We talk to Julie Hesmondhalgh
by Northern Life
All Hail to ‘Hayley’
Known to millions as transgender Hayley Cropper in Coronation Street, and in demand for TV and stage work, accomplished actress Julie Hesmondhalgh is a proud ambassador for her home town of Church and the Borough of Hyndburn. Some 200 people gathered in The Coppice Theatre at Accrington and Rossendale College to celebrate Julie receiving the highest award that can be bestowed by Hyndburn Council: Freedom of the Borough. Writer Peter Joneswas among them.
There was laughter and fun at Julie’s Freedom of the Borough ceremony – not a bit like a solemn occasion – and that summed up the whole character of the event.
In her acceptance speech, Julie thanked the Mayor, Hyndburn Council and Michael Cunliffe who organised the evening, she said how proud she was to be a Lancashire lass, and thanked her family – “three of the best people in the world.”
She described her father John, who passed away recently, as “wonderful, sensitive, poetic, funny and kind.” Her mum she described as “fierce, tough as old boots and unconditionally loving.” David, her brother, encouraged her to go to drama school when she got the place in 1988.
Julie told how Ernest Street Baptist Church instilled in her an ‘evangelical spirit’, and it was Hyndburn Park Nursery and Junior School and in particular Mrs Olga Mulderrig who encouraged her to do the English Speaking Board exams at the age of eight and nine. Julie thanked Mrs Hindley and Mr and Mrs Walmsley who taught her at Moorhead High School (now Accrington Academy) and said: “Mr Walmsley’s rhyming couplet plays were my first taste of leading roles.”
About Accrington and Rossendale College: “Those years between 16 and 18 were formative for me and where I found myself. Sitting in Elmfield Street with my new theatre studies friends, listening to Mozart, eating biscuits, putting the world to rights…it was at Accrington College that I met some of my greatest friends, friends for life.”
Martin Cosgrif, who taught Julie at college and now lives in Stratford-upon-Avon, made the trip to there for Julie’s big night. Julie said: “Martin was a totally inspirational teacher.
“While I was at LAMDA there were five of us from Accrington at LAMDA at the same time. That is just a testament to his talent. Thank you, Martin, for everything. I would not be here without you; that’s for sure.”
Julie also thanked Lancashire County Council for grant support, Accrington Amateurs (now Accrington Theatre Group), Blackburn Drama Club and Oswaldtwistle Players, who played a big part in her becoming an actor.
She thanked ‘my fantastic husband’. Ian Kershaw. “I travelled miles, kissed many frogs and then I found him up the road in Oldham.”
Julie praised Sylvia Lancaster and all at the Sophie Lancaster Trust, “for inspiring me with your tireless work, to make the world a better and more tolerant place.” Sylvia is the mother of Sophie Lancaster, the Bacup girl brutally murdered in 2007 by five youths for dressing as a Goth. Julie played the part of Sylvia in a play called Black Roses: The Killing of Sophie Lancaster at The Royal Exchange Theatre in Manchester. Sophie said she wouldn’t have trusted anyone else than Julie to play her character.

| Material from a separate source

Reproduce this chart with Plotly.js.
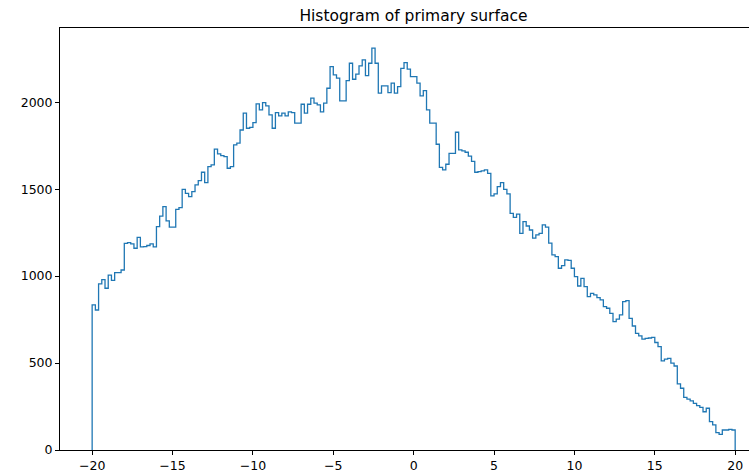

Julie had a special mention for the late Dorothy McGregor, also a Freeman of the Borough, the inspirational founder of the Maundy Relief charity. “She taught us all about real love and giving and charity.”
It was Julie’s turn to sit in the audience as Simon Brierley, with the help of slides presented a sort of This is Your Life, which took us back to Julie’s beginnings in Elmfield Street, Church, and up to the present day.

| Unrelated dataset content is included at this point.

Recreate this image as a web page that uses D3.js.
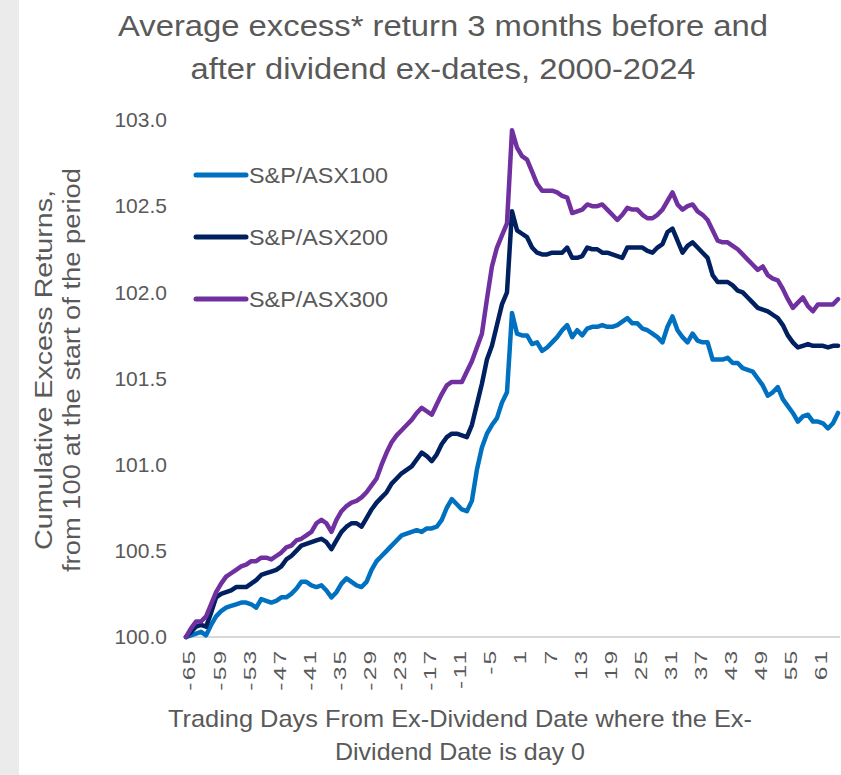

In the second part of the evening, local schools and drama groups gave performances ranging from dramatic sketches to acrobatics and musical theatre, including a special presentation by four
children from Julie’s old primary school, Hyndburn Park.

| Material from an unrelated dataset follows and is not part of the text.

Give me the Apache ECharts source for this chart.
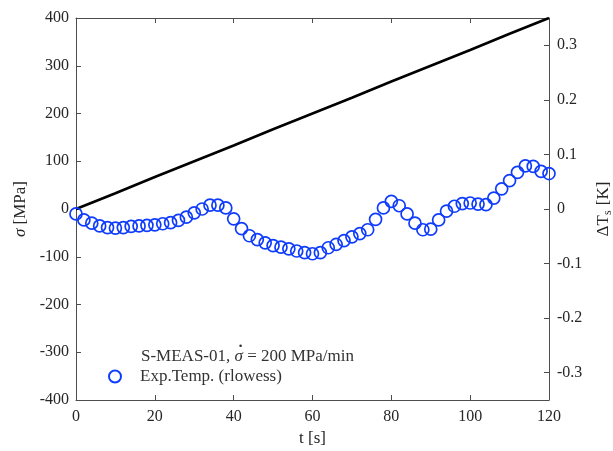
<!DOCTYPE html>
<html>
<head>
<meta charset="utf-8">
<script src="https://cdn.jsdelivr.net/npm/echarts@6/dist/echarts.min.js"></script>
<style>
html,body{margin:0;padding:0;background:#fff;}
#chart{width:613px;height:451px;}
</style>
</head>
<body>
<div id="chart"></div>
<script>
// Time (s) for stress line
var stressTime = [0, 10, 20, 30, 40, 50, 60, 70, 80, 90, 100, 110, 120];
// Stress (MPa)
var stressValues = [0, 33, 67, 100, 133, 167, 200, 233, 267, 300, 333, 367, 400];
// Time (s) for temperature markers
var tempTime = [0,2,4,6,8,10,12,14,16,18,20,22,24,26,28,30,32,34,36,38,40,42,44,46,48,50,52,54,56,58,60,62,64,66,68,70,72,74,76,78,80,82,84,86,88,90,92,94,96,98,100,102,104,106,108,110,112,114,116,118,120];
// Temperature change (K)
var tempValues = [-0.009,-0.020,-0.026,-0.031,-0.034,-0.035,-0.034,-0.032,-0.031,-0.030,-0.029,-0.027,-0.025,-0.021,-0.015,-0.007,0.000,0.007,0.007,0.002,-0.018,-0.036,-0.049,-0.056,-0.062,-0.067,-0.070,-0.073,-0.077,-0.080,-0.082,-0.080,-0.071,-0.065,-0.058,-0.051,-0.045,-0.038,-0.019,0.002,0.014,0.006,-0.009,-0.026,-0.038,-0.037,-0.020,-0.004,0.005,0.010,0.011,0.009,0.008,0.020,0.037,0.052,0.067,0.079,0.078,0.069,0.065];
// Tick labels
var xTicks = [0, 20, 40, 60, 80, 100, 120];
var leftTicks = [-400, -300, -200, -100, 0, 100, 200, 300, 400];
var rightTicks = [-0.3, -0.2, -0.1, 0, 0.1, 0.2, 0.3];
// Legend texts
var legendHead = ['S-MEAS-01, ', 'σ', ' = 200 MPa/min'];
var legendName = 'Exp.Temp. (rlowess)';

var FONT = '"Liberation Serif", "DejaVu Serif", serif';
var AX = '#4d4d4d';
var TXT = '#262626';
var LEGTXT = '#333';
var BLUE = '#0f3cfc';
var LFS = 17;

// measure text widths for placing the legend header pieces
var mctx = document.createElement('canvas').getContext('2d');
function tw(t, italic) {
  mctx.font = (italic ? 'italic ' : '') + LFS + 'px ' + FONT;
  return mctx.measureText(t).width;
}
var hx = 141, hy = 348;
var wA = tw(legendHead[0], false);
var wS = tw(legendHead[1], true);

var chart = echarts.init(document.getElementById('chart'), null, {renderer: 'canvas'});
var lineData = stressTime.map(function (t, i) { return [t, stressValues[i]]; });
var tempData = tempTime.map(function (t, i) { return [t, tempValues[i]]; });

var option = {
  animation: false,
  backgroundColor: '#fff',
  grid: {left: 76, right: 64, top: 18, bottom: 51, containLabel: false, outerBoundsMode: 'none'},
  xAxis: [{
    type: 'value', min: 0, max: 120, interval: 20, position: 'bottom',
    name: 't [s]', nameLocation: 'middle', nameGap: 21,
    nameTextStyle: {fontFamily: FONT, fontSize: 17, color: TXT},
    axisLine: {show: true, onZero: false, lineStyle: {color: AX, width: 1}},
    axisTick: {show: true, inside: true, length: 5, lineStyle: {color: AX}},
    axisLabel: {fontFamily: FONT, fontSize: 16, color: TXT, margin: 9,
      customValues: xTicks},
    splitLine: {show: false}
  }, {
    type: 'value', min: 0, max: 120, interval: 20, position: 'top',
    axisLine: {show: true, onZero: false, lineStyle: {color: AX, width: 1}},
    axisTick: {show: true, inside: true, length: 5, lineStyle: {color: AX}},
    axisLabel: {show: false},
    splitLine: {show: false}
  }],
  yAxis: [{
    type: 'value', min: -400, max: 400, interval: 100, position: 'left',
    name: '{i|σ} [MPa]', nameLocation: 'middle', nameGap: 44, nameRotate: 90,
    nameTextStyle: {fontFamily: FONT, fontSize: 17, color: TXT,
      rich: {i: {fontFamily: FONT, fontSize: 17, fontStyle: 'italic', color: TXT}}},
    axisLine: {show: true, onZero: false, lineStyle: {color: AX, width: 1}},
    axisTick: {show: true, inside: true, length: 5, lineStyle: {color: AX}},
    axisLabel: {fontFamily: FONT, fontSize: 16, color: TXT, margin: 7,
      customValues: leftTicks},
    splitLine: {show: false}
  }, {
    type: 'value', min: -0.35, max: 0.35, position: 'right',
    name: 'ΔT{s|s} [K]', nameLocation: 'middle', nameGap: 44, nameRotate: 90,
    nameTextStyle: {fontFamily: FONT, fontSize: 17, color: TXT,
      rich: {s: {fontFamily: FONT, fontSize: 12, color: TXT, padding: [9, 1, 0, 0]}}},
    axisLine: {show: true, onZero: false, lineStyle: {color: AX, width: 1}},
    axisTick: {show: true, inside: true, length: 5, lineStyle: {color: AX},
      customValues: rightTicks},
    axisLabel: {fontFamily: FONT, fontSize: 16, color: TXT, margin: 8,
      customValues: rightTicks,
      formatter: function (v) { return String(Math.round(v * 10) / 10); }},
    splitLine: {show: false}
  }],
  legend: {
    show: true, orient: 'vertical', left: 103, top: 363,
    itemWidth: 22, itemHeight: 12, itemGap: 4,
    textStyle: {fontFamily: FONT, fontSize: LFS, color: LEGTXT, padding: [0, 0, 0, 9]},
    data: [{name: legendName, icon: 'circle',
      itemStyle: {color: 'transparent', borderColor: BLUE, borderWidth: 2}}]
  },
  graphic: [{
    type: 'text', left: hx, top: hy,
    style: {text: legendHead[0], font: LFS + 'px ' + FONT, fill: LEGTXT}
  }, {
    type: 'text', left: hx + wA, top: hy,
    style: {text: legendHead[1], font: 'italic ' + LFS + 'px ' + FONT, fill: LEGTXT}
  }, {
    type: 'text', left: hx + wA + wS / 2 - 1, top: hy - 5,
    style: {text: '˙', font: 'bold ' + LFS + 'px ' + FONT, fill: LEGTXT}
  }, {
    type: 'text', left: hx + wA + wS, top: hy,
    style: {text: legendHead[2], font: LFS + 'px ' + FONT, fill: LEGTXT}
  }],
  series: [{
    name: 'Stress', type: 'line', xAxisIndex: 0, yAxisIndex: 0,
    data: lineData, showSymbol: false, symbol: 'none',
    lineStyle: {color: '#000', width: 2.6}, z: 2
  }, {
    name: legendName, type: 'scatter', xAxisIndex: 0, yAxisIndex: 1,
    data: tempData, symbol: 'circle', symbolSize: 12,
    itemStyle: {color: 'transparent', borderColor: BLUE, borderWidth: 1.7, opacity: 1},
    z: 3
  }]
};
chart.setOption(option);
</script>
</body>
</html>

There was an acrobatic display from Accrington Academy, singing and dancing from St Christopher’s C of E High School whose cast were all dressed as animals, and a hilarious performance from Oswaldtwistle Civic Arts Centre and Theatre entitled The Life of Hayley Cropper in Three Minutes and Twenty Seconds. In which the young actors played characters from Coronation Street, tracing Hayley’s time there from the sex change in Amsterdam until her exit in 2014.
Julie told the young performers: “Every time you’re creative. Every time you sing, or write a song, or dance, or choreograph, or bang a drum, or sketch a portrait, scribble a poem or act a part,
you are making the world a better place. Art is not an indulgence or a luxury. It’s an essential part of living.”